You use classes to capture the vocabulary of the system you are developing. These classes may include abstractions that are part of the problem domain, as well as classes that make up an implementation. You can use classes to represent software things, hardware things, and even things that are purely conceptual.
Well-structured classes have crisp boundaries and form a part of a balanced distribution of responsibilities across the system.
Modeling a system involves identifying the things that are important to your particular view. These things form the vocabulary of the system you are modeling. For example, if you are building a house, things like walls, doors, windows, cabinets, and lights are some of the things that will be important to you as a home owner. Each of these things can be distinguished from the other.
Each of them also has a set of properties. Walls have a height and a width and are solid. Doors also have a height and a width and are solid as well, but have the additional behavior that allows them to open in one direction. Windows are similar to doors in that both are openings that pass through walls, but windows and doors have slightly different properties. Windows are usually (but not always) designed so that you can look out of them instead of pass through them.

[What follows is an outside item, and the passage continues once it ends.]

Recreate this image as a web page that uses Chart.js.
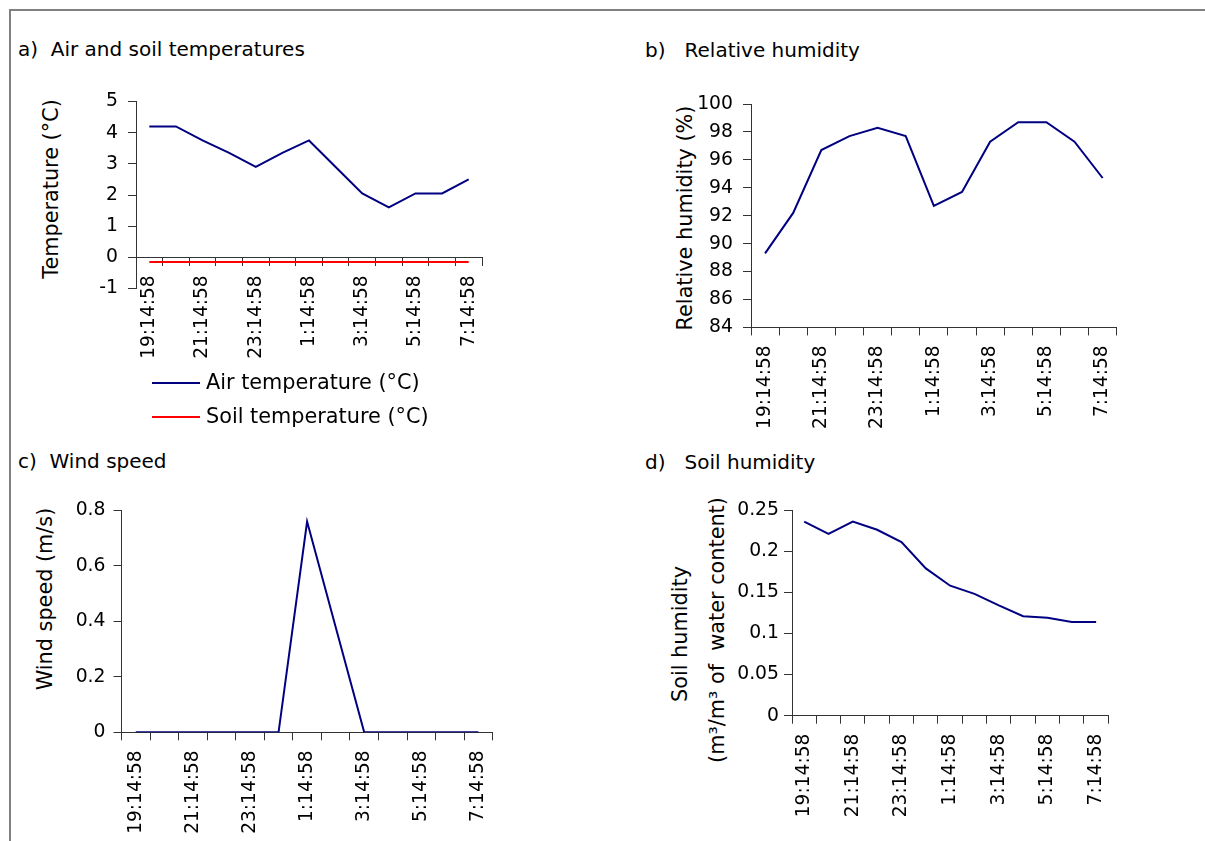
<!DOCTYPE html>
<html>
<head>
<meta charset="utf-8">
<title>Weather station night readings</title>
<script src="https://cdn.jsdelivr.net/npm/chart.js@4.4.0/dist/chart.umd.min.js"></script>
<style>
  body { margin: 0; background: #fff; }
  #page { position: relative; width: 1205px; height: 841px; overflow: hidden; font-family: 'DejaVu Sans', sans-serif; color: #000; }
  #frame { position: absolute; left: 9px; top: 9px; width: 1400px; height: 1000px; border-left: 2px solid #808080; border-top: 2px solid #808080; }
  canvas { position: absolute; left: 0; top: 0; }
  .title { position: absolute; font-size: 20px; line-height: 20px; white-space: pre; }
  .ytitle { position: absolute; font-size: 20.8px; line-height: 20.8px; white-space: pre; transform: translate(-50%, -50%) rotate(-90deg); }
  .lg-line { position: absolute; width: 48px; height: 2px; }
  .lg-text { position: absolute; font-size: 20.8px; line-height: 20.8px; white-space: pre; }
</style>
</head>
<body>
<div id="page">
  <div id="frame"></div>

  <div class="title" style="left:18px; top:39px;">a)  Air and soil temperatures</div>
  <div class="title" style="left:645px; top:40px;">b)   Relative humidity</div>
  <div class="title" style="left:18px; top:450.5px;">c)  Wind speed</div>
  <div class="title" style="left:645px; top:451.5px;">d)   Soil humidity</div>

  <div class="ytitle" style="left:51px; top:189px;">Temperature (°C)</div>
  <div class="ytitle" style="left:685px; top:218px;">Relative humidity (%)</div>
  <div class="ytitle" style="left:45px; top:599px;">Wind speed (m/s)</div>
  <div class="ytitle" style="left:680px; top:634px;">Soil humidity</div>
  <div class="ytitle" style="left:717px; top:630px;">(m³/m³ of  water content)</div>

  <canvas id="chartA" width="1205" height="841"></canvas>
  <canvas id="chartB" width="1205" height="841"></canvas>
  <canvas id="chartC" width="1205" height="841"></canvas>
  <canvas id="chartD" width="1205" height="841"></canvas>
  <div id="legendA"></div>
</div>

<script>
  // hourly readings, 19:14:58 to 7:14:58
  const times = ['19:14:58', '20:14:58', '21:14:58', '22:14:58', '23:14:58', '0:14:58', '1:14:58',
                 '2:14:58', '3:14:58', '4:14:58', '5:14:58', '6:14:58', '7:14:58'];
  const airTemp = [4.2, 4.2, 3.75, 3.35, 2.9, 3.35, 3.75, 2.9, 2.05, 1.6, 2.05, 2.05, 2.5];
  const soilTemp = [-0.15, -0.15, -0.15, -0.15, -0.15, -0.15, -0.15, -0.15, -0.15, -0.15, -0.15, -0.15, -0.15];
  const relHumidity = [89.3, 92.2, 96.7, 97.7, 98.3, 97.7, 92.7, 93.7, 97.3, 98.7, 98.7, 97.3, 94.7];
  const windSpeed = [0, 0, 0, 0, 0, 0, 0.76, 0.38, 0, 0, 0, 0, 0];
  const soilHumidity = [0.236, 0.221, 0.236, 0.226, 0.211, 0.179, 0.158, 0.148, 0.134, 0.121, 0.119, 0.114, 0.114];

  const W = 1205, H = 841;
  const FONT = 'DejaVu Sans';
  const AXIS = '#333333';
  const NAVY = '#000080';
  const RED = '#ff0000';

  function makePanel(id, area, xPosition, yAxis, labelPad, datasets) {
    const yWidth = 60;
    // an axis crossing at a value is not clipped, so it can take no room;
    // a bottom axis clips its labels to its box, so it gets all the room under the plot
    const crossing = typeof xPosition === 'object';
    const below = H - area.bottom;
    return new Chart(document.getElementById(id), {
      type: 'line',
      data: { labels: times, datasets: datasets },
      options: {
        responsive: false,
        animation: false,
        events: [],
        layout: {
          padding: { left: area.left - yWidth, top: area.top, right: W - area.right, bottom: crossing ? below : 0 }
        },
        plugins: { legend: { display: false }, tooltip: { enabled: false } },
        elements: { point: { radius: 0 }, line: { tension: 0, borderWidth: 2 } },
        scales: {
          x: {
            position: xPosition,
            offset: true,
            grid: { offset: true, drawOnChartArea: false, tickLength: 8, color: AXIS },
            border: { color: AXIS },
            ticks: {
              autoSkip: false, maxRotation: 90, minRotation: 90, padding: 10,
              color: '#000', font: { family: FONT, size: 18.6 },
              callback: function (v, i) { return i % 2 === 0 ? this.getLabelForValue(v) : ''; }
            },
            afterFit: s => { s.height = crossing ? 0 : below; }
          },
          y: {
            min: yAxis.min, max: yAxis.max,
            grid: { drawOnChartArea: false, tickLength: 8, color: AXIS },
            border: { color: AXIS },
            ticks: {
              stepSize: yAxis.step, padding: labelPad, color: '#000', font: { family: FONT, size: 18.8 },
              callback: v => String(parseFloat(v.toFixed(4)))
            },
            afterFit: s => { s.width = yWidth; }
          }
        }
      }
    });
  }

  const chartA = makePanel('chartA', { left: 136, right: 482, top: 101.5, bottom: 288.5 }, { y: 0 },
    { min: -1, max: 5, step: 1 }, 10, [
      { label: 'Air temperature (°C)', data: airTemp, borderColor: NAVY },
      { label: 'Soil temperature (°C)', data: soilTemp, borderColor: RED }
    ]);

  makePanel('chartB', { left: 751, right: 1116.7, top: 104, bottom: 327.4 }, 'bottom',
    { min: 84, max: 100, step: 2 }, 10, [
      { label: 'Relative humidity (%)', data: relHumidity, borderColor: NAVY }
    ]);

  makePanel('chartC', { left: 121.5, right: 492.7, top: 510.5, bottom: 732.3 }, 'bottom',
    { min: 0, max: 0.8, step: 0.2 }, 8, [
      { label: 'Wind speed (m/s)', data: windSpeed, borderColor: NAVY }
    ]);

  makePanel('chartD', { left: 792, right: 1108.3, top: 510, bottom: 715.7 }, 'bottom',
    { min: 0, max: 0.25, step: 0.05 }, 5, [
      { label: 'Soil humidity', data: soilHumidity, borderColor: NAVY }
    ]);

  // legend of panel a, stacked under its axis labels
  const legend = document.getElementById('legendA');
  chartA.data.datasets.forEach((ds, i) => {
    const line = document.createElement('div');
    line.className = 'lg-line';
    line.style.left = '152px';
    line.style.top = (382.3 + i * 33.4) + 'px';
    line.style.background = ds.borderColor;
    const txt = document.createElement('div');
    txt.className = 'lg-text';
    txt.style.left = '206px';
    txt.style.top = (372.4 + i * 33.4) + 'px';
    txt.textContent = ds.label;
    legend.appendChild(line);
    legend.appendChild(txt);
  });
</script>
</body>
</html>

Individual walls, doors, and windows rarely exist in isolation, so you must also consider how specific instances of these things fit together. The things you identify and the relationships you choose to establish among them will be affected by how you expect to use the various rooms of your home, how you expect traffic to flow from room to room, and the general style and feel you want this arrangement to create.
Users will be concerned about different things. For example, the plumbers who help build your house will be interested in things like drains, traps, and vents. You, as a home owner, won't necessarily care about these things except insofar as they interact with the things in your view, such as where a drain might be placed in a floor or where a vent might intersect with the roof line.

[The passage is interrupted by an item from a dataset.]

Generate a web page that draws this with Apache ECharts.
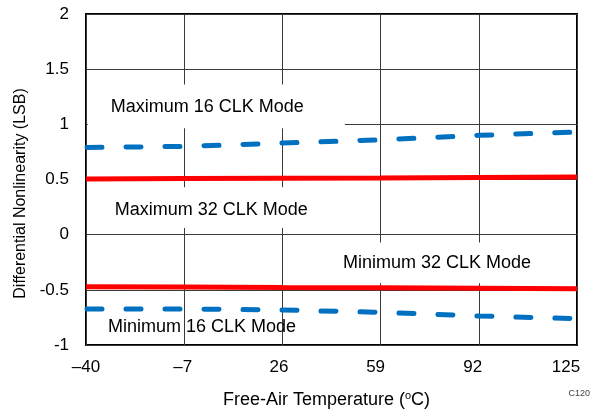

In the UML, all of these things are modeled as classes. A class is an abstraction of the things that are a part of your vocabulary. A class is not an individual object, but rather represents a whole set of objects. Thus, you may conceptually think of "wall" as a class of objects with certain common properties, such as height, length, thickness, load-bearing or not, and so on. You may also think of individual instances of wall, such as "the wall in the southwest corner of my study."
In software, many programming languages directly support the concept of a class. That's excellent, because it means that the abstractions you create can often be mapped directly to a programming language, even if these are abstractions of nonsoftware things, such as "customer," "trade," or "conversation."
The UML provides a graphical representation of class, as well, as Figure 4-1 shows. This notation permits you to visualize an abstraction apart from any specific programming language and in a way that lets you emphasize the most important parts of an abstraction: its name, attributes, and operations.